To showcase the constant motion, the “Journey to Hope” audience will see sections of the work in multiple locations: across the courtyard and inside classrooms and the Black Box Theater in the Liberal Arts and Arts and Humanities Building. Guests will meet at the Black Box Theater to check in. Blankets will be available for guests to sit on in the courtyard, and chairs will be available for anyone who needs them, Armstrong said.

At the courtyard, the dancers will perform in a pool that represents a large body of water that immigrants would have crossed during their travels, Armstrong said. The pool was built by Jam Martinez, the school’s production manager, and Jeff Watson, the school’s theatre facility coordinator.
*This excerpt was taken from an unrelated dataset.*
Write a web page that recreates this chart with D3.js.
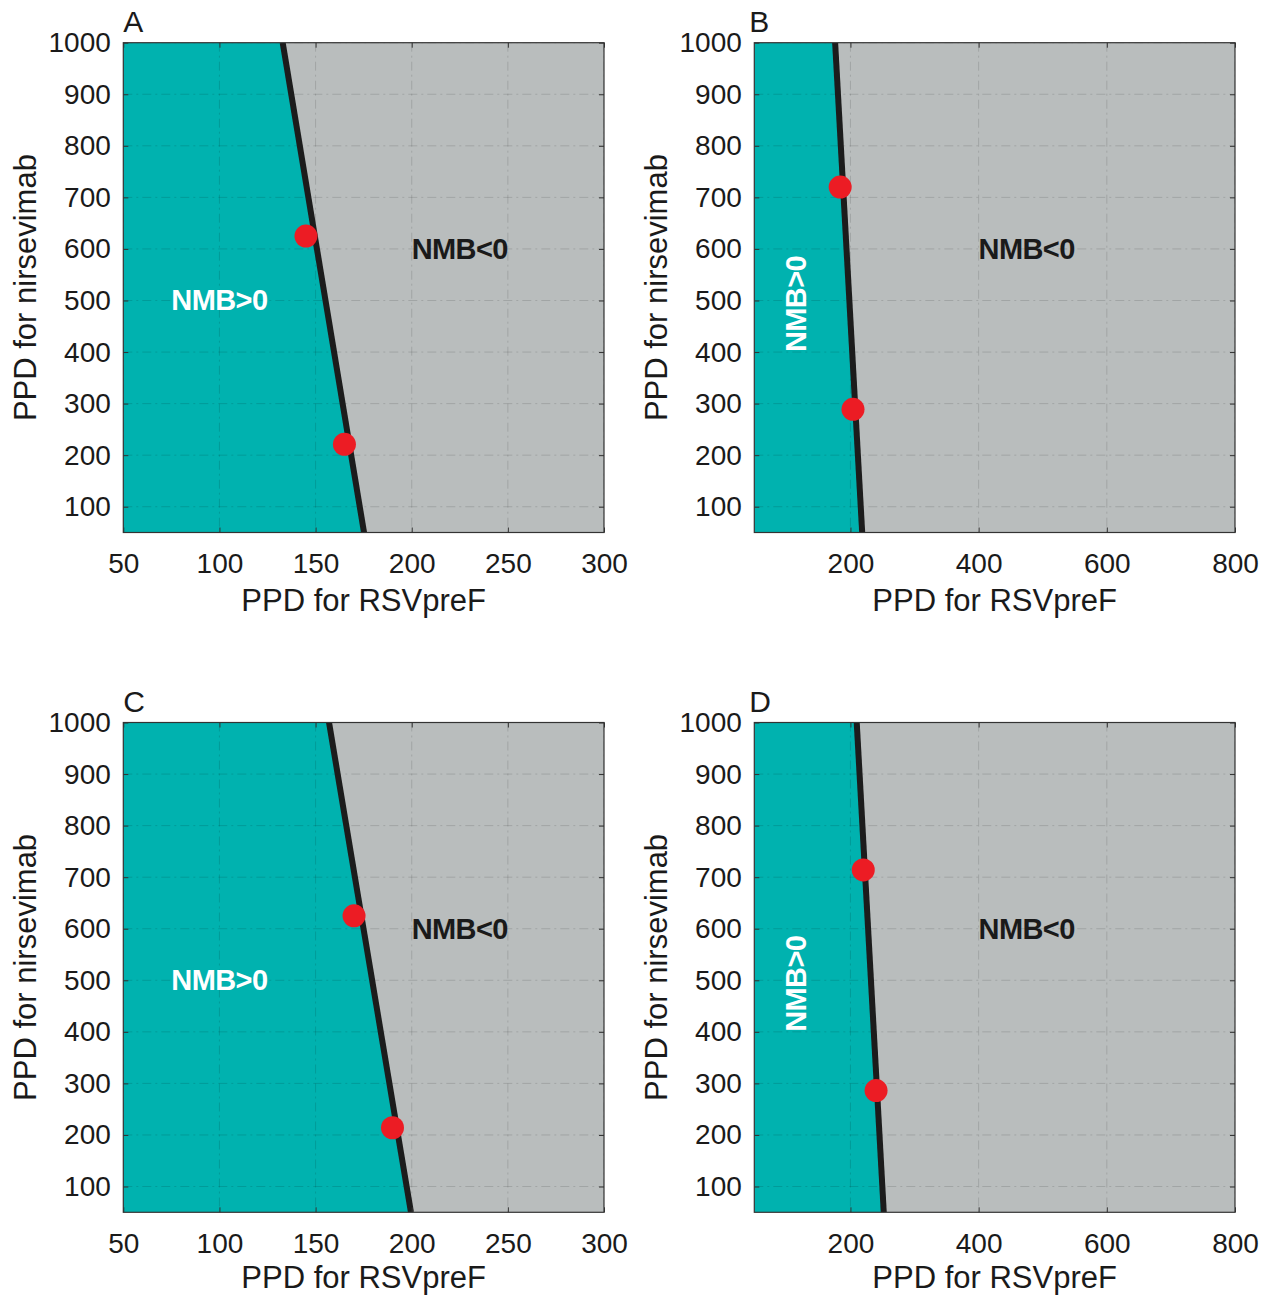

It is 16 feet by 30 feet and will hold about 4 inches of water, Armstrong said.  

A section titled “Necessary Goodbyes” explores leaving family behind, Bergeron said. The music accompaniment will also help demonstrate immigrating by water, she said.

“For this section we took gestures of different ways different countries say hello and goodbye,” she said. “And in the music, we asked our composer to incorporate saying ‘goodbye’ in different languages. ‘Conquering the Sea’ incorporates music akin to the children’s rhyme ‘Row, Row, Row Your Boat, to show traveling by water.”

Another section looks at the process of completing paperwork and how long the process can take. To showcase frustration about “drowning in bureaucracy,” Bergeron said students were asked to think about a time they were stressed and in a place that was overstimulating, so they could connect to those moments to help bring that frustration to the surface. 

The section also examines “What is freedom?” she said.

“Because once you get that paperwork and you get to be here, what does that actually mean? Because you have probably made these huge sacrifices to be here, and people might have been lost along the way, or you might have to leave large parts of your family behind.

“So, freedom has this double-edge sword in a way — a sense of ‘We got through it, but at the same time we lost people along the way.’ Or, ‘We had to leave people behind, so my freedom is a sacrifice of those other people’s lives.’”

Many of the dancers have not been directly impacted by immigration, so during the creative process they worked on ways the dancers could “connect to the emotional aspect of the work,” Bergeron said.

“We spoke with the dancers about the feelings that come from the loss of a loved one,” she said. “Or how they feel when they are frustrated by something they don’t understand, or leaving someone they wouldn’t see in a long time.”

Armstrong said what makes all art accessible is a concept of universal understanding of each other as humans. With this piece, she said they hope to tell a story through dance in a way that brings people together.

“The human element of this storyline is what we really want people to connect with, because we know what that inner emotion is like. That is what connects us to pieces that don’t have words, or we don’t necessarily know the exact story of what is going on, but we can pick up on the emotion and the connection between people.”